Although bream are opportunistic feeders, they can often be very difficult to catch in areas subject to high fishing pressure. Light fishing lines and sinkers are used to avoid spooking the fish and, as with all fishing, live bait produces the best results. Various crustaceans such as nippers, prawns and crabs are commonly used alongside various species of beach and tube worm. Frozen and cut bait such as prawns, mussels, cockles and fish pieces are also effective. Rigs are usually kept simple and light, with running ball or bean sinkers used on a light line from two up to four kilograms in breaking strength tied to a size 6 – 1 hook. In fast flowing waters, heavier sinkers may be needed to keep the bait in the target area long enough to be noticed by a fish. Burley is often introduced into the water, with chopped pilchards or chicken pellets soaked in fish oil popular amongst anglers. In recent years, the use of lures and flies on southern black bream has been successfully developed, with the species known to attack both hard bodied minnow and spinnerbait type lures, as well as soft plastic lures and saltwater flies.

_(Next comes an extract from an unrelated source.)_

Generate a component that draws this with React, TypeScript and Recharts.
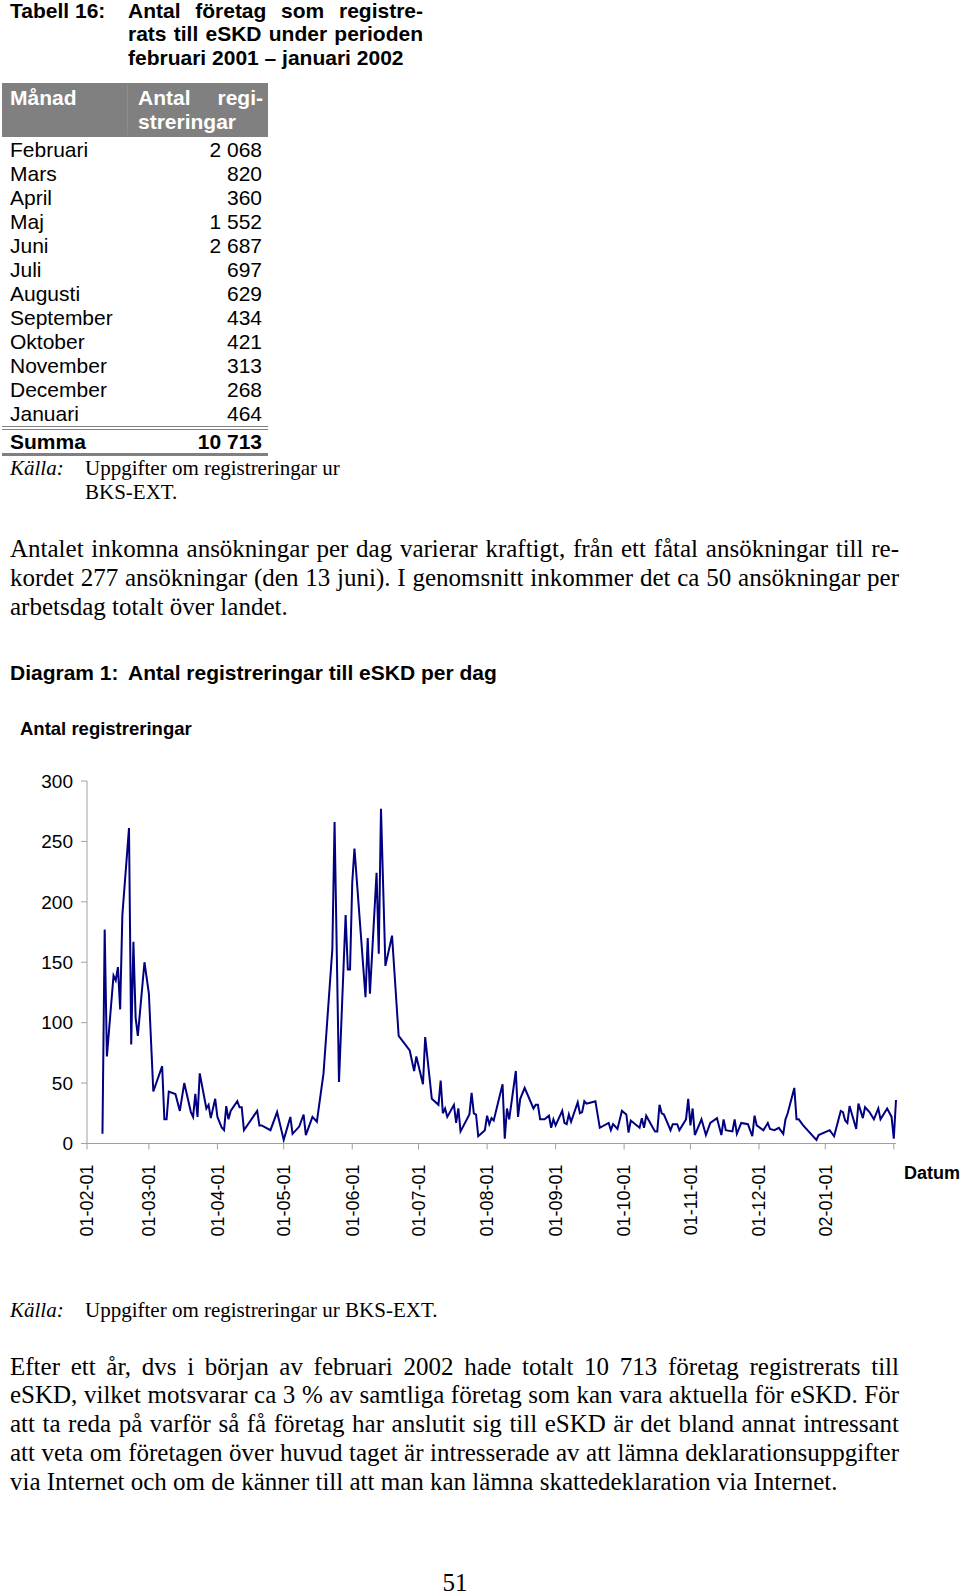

The southern black bream is protected by size and bag limits in all the states it inhabits, which anglers must be aware of or face fines. In Western Australia the size limit is 25 cm with only 2 fish over 40 cm allowed to be taken from the Swan or Canning Rivers, while the bag limit varies throughout the state with West Coast allowing 4 per angler, Gascoyne 8 per angler, and Southern and Northern 20 per angler. In South Australia the daily bag limit is 10 per person, with a minimum legal size of 30 cm, which is the same limit as Victoria.

===Aquaculture===
Southern black bream are relatively easy to grow in captivity, with fish usually spawning during their natural season without needing the addition of hormones. Despite this, bream are not bred on a commercial basis due to a comparatively slow growth rate and a low fillet recovery. Studies by Sarre in 1999, however, showed that the species can survive well in saline ponds with deep enough waters as long as food is supplemented to the ponds. This has led to the proposal of the breeding of the species to stock inland saline ponds for the use of recreational fishing, much like trout and barramundi are stocked elsewhere in Australia. Although the growth rate is currently too slow for food production purposes, genetic selection may allow the breeding of faster-growing fish for market purposes. Southern black bream are currently bred to stock depleted estuaries, and thus their requirements for farming are already well known.

==Similar species==
A number of other members of the Sparidae inhabit Australian waters and maybe confused with A. butcheri. The yellowfin bream, Acanthopagrus australis is the most similar species to A. butcheri, overlapping in northern Victoria, with hybridisation events suggesting a recent divergence time, allowing few genetic differences to accumulate between the species. As its name suggests, the yellow fins of the yellowfin bream are distinctive. Overlapping the distribution of A. butcheri in the west is Acanthopagrus morrisoni, the western yellowfin bream, which can be distinguished by the prominent yellow ventral, anal and lower caudal fins. The tarwhine, Rhabdosargus sarba, is also similar in shape, but possesses gold horizontal stripes which allow for identification.